Everyone knows that unhealthy eating can increase obesity risk, but a new study suggests that this risk is also affected by your viewing habits.

Researchers from the Cornell Food and Brand Lab at Cornell University dug deeper into research showing an association between TV viewing and higher food consumption. The team looked at eating habits based on the content being viewed by study participants. These participants, consisting of 94 undergraduates, were given snacks including M&Ms, cookies, carrots and grapes.

Study subjects were then divided into three groups. One group was shown a clip of the 2005 action film “The Island” starring Ewan McGregor. Another group was shown the same clip, but without audio. The final group was shown a clip from the PBS talk show, “Charlie Rose.”

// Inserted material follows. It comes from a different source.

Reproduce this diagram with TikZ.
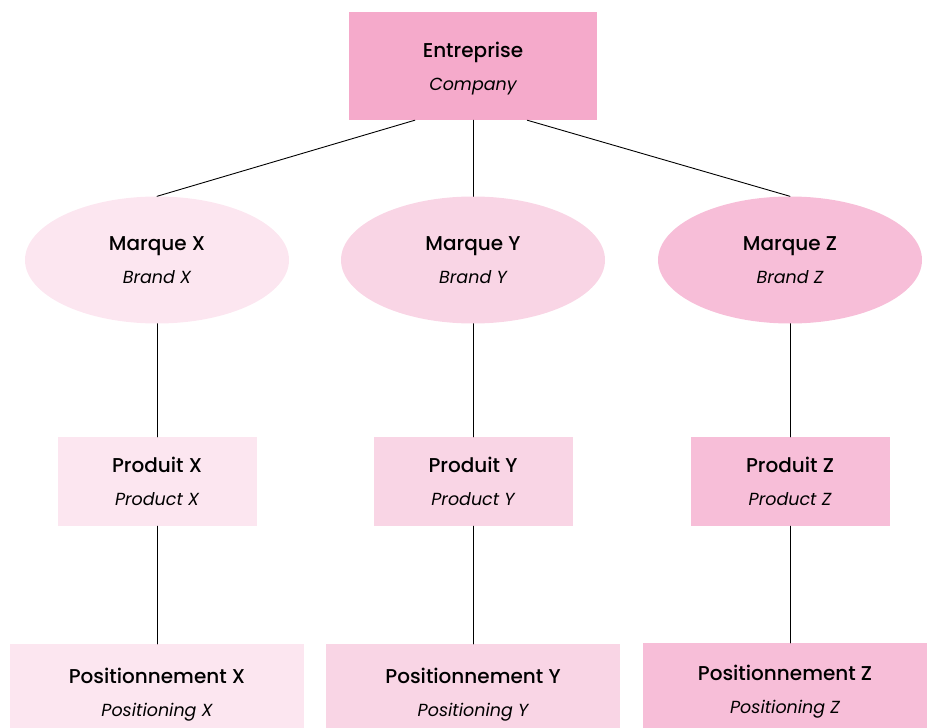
\documentclass[tikz,border=0pt]{standalone}
\usepackage{fontspec}
\setmainfont{Poppins}[BoldFont={Poppins Medium}]
\usetikzlibrary{shapes.geometric}
\definecolor{orgTop}{RGB}{245, 170, 203}
\definecolor{orgX}{RGB}{252, 230, 240}
\definecolor{orgY}{RGB}{249, 213, 229}
\definecolor{orgZ}{RGB}{247, 190, 216}
\newcommand{\orglabel}[2]{{\bfseries #1}\\{\itshape\fontsize{17.5}{33}\selectfont #2}}

\begin{document}
\begin{tikzpicture}[x=1pt, y=-1pt, line cap=round, line join=round,
    box/.style={rectangle, inner sep=0pt, align=center, text=black, text depth=0pt, font=\fontsize{20}{33}\selectfont},
    oval/.style={box, ellipse, minimum width=264pt, minimum height=127pt},
    prod/.style={box, minimum width=199pt, minimum height=89pt},
    posi/.style={box, minimum width=294pt, minimum height=96pt},
    link/.style={black, line width=0.9pt}]
        \useasboundingbox (0,0) rectangle (927,728);
        \clip (0,0) rectangle (927,728);
        % company
        \node[box, fill=orgTop, minimum width=248pt, minimum height=108pt] (top) at (473,66) {\orglabel{Entreprise}{Company}};
        % brands
        \node[oval, fill=orgX] (brandX) at (157,260) {\orglabel{Marque X}{Brand X}};
        \node[oval, fill=orgY] (brandY) at (473,260) {\orglabel{Marque Y}{Brand Y}};
        \node[oval, fill=orgZ] (brandZ) at (790,260) {\orglabel{Marque Z}{Brand Z}};
        % products
        \node[prod, fill=orgX] (prodX) at (157,481.5) {\orglabel{Produit X}{Product X}};
        \node[prod, fill=orgY] (prodY) at (473,481.5) {\orglabel{Produit Y}{Product Y}};
        \node[prod, fill=orgZ] (prodZ) at (790,481.5) {\orglabel{Produit Z}{Product Z}};
        % positioning
        \node[posi, fill=orgX] (posX) at (157,692) {\orglabel{Positionnement X}{Positioning X}};
        \node[posi, fill=orgY] (posY) at (473,692) {\orglabel{Positionnement Y}{Positioning Y}};
        \node[posi, fill=orgZ, minimum width=284pt, minimum height=92pt] (posZ) at (785,689) {\orglabel{Positionnement Z}{Positioning Z}};
        % links
        \draw[link] (top.223) -- (brandX.north);
        \draw[link] (top.south) -- (brandY.north);
        \draw[link] (top.-45) -- (brandZ.north);
        \draw[link] (brandX.south) -- (prodX.north);
        \draw[link] (brandY.south) -- (prodY.north);
        \draw[link] (brandZ.south) -- (prodZ.north);
        \draw[link] (prodX.south) -- (posX.north);
        \draw[link] (prodY.south) -- (posY.north);
        \draw[link] (prodZ.south) -- (posZ.north -| prodZ.south);
    \end{tikzpicture}
\end{document}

The study shows that the participants who watched “The Island” with audio ate 98 percent more snacks than those watching the talk show. Even subjects watching “The Island” without sound ate 36 percent more than those watching “Charlie Rose.” Researchers conclude that this is because fast-paced action sequences distract people and lead to overeating.

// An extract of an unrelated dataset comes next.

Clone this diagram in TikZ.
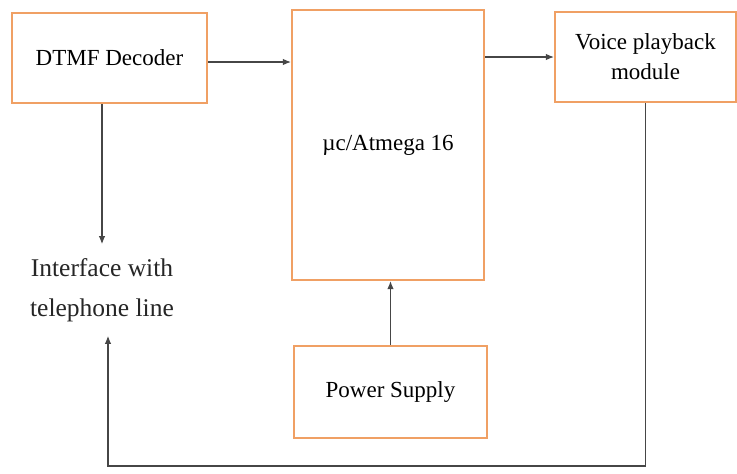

“We find that if you're watching an action movie while snacking your mouth will see more action too!” said study lead author Aner Tal. “In other words, the more distracting the program is the more you will eat.”

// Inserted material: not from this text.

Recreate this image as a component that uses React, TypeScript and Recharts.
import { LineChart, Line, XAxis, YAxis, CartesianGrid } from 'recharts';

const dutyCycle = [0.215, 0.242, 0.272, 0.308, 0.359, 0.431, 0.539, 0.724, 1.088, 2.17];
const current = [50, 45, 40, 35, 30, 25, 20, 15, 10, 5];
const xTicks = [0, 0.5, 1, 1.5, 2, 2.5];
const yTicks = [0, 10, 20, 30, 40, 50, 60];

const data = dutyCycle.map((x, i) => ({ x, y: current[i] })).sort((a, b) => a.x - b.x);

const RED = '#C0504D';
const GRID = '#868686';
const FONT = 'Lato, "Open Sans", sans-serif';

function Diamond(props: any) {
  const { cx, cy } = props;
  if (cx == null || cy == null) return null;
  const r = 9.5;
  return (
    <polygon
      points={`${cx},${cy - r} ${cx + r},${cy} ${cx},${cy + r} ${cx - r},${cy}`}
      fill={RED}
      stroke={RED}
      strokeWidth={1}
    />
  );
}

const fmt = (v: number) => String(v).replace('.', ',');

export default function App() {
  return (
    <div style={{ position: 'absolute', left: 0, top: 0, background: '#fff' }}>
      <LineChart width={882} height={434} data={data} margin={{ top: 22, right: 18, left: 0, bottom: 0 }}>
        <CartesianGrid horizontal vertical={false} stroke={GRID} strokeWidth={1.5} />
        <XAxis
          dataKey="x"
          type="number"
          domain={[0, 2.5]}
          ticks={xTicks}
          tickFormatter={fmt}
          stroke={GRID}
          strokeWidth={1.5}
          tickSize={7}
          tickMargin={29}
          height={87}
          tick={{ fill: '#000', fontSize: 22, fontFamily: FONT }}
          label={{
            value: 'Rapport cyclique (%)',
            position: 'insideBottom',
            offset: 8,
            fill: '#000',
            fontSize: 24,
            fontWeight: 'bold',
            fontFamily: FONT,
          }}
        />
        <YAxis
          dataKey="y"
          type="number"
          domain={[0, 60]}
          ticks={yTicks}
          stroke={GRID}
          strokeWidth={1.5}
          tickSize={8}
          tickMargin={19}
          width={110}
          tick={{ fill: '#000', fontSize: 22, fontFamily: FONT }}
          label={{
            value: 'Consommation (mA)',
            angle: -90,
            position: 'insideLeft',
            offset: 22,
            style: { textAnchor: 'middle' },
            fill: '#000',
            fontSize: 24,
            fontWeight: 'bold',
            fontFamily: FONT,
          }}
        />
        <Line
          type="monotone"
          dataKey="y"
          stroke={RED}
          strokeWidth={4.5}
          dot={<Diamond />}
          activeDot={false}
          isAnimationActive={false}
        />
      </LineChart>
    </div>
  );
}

Tal continues, “More stimulating programs that are fast paced, include many camera cuts, really draw you in and distract you from what you are eating. They can make you eat more because you're paying less attention to how much you are putting in your mouth.”

Researchers note that “The Island” has 24.7 camera cuts per minute, and “Charlie Rose” has 4.8 camera cuts per minute.

But, fortunately, distracted viewers watching action movies don’t care what goes it their mouths. Study co-author Brian Wansink explains that “action movie watchers also eat more healthy foods, if that's what's in front of them. Take advantage of this!"

This new study is published in the Journal of the American Medical Association's Internal Medicine.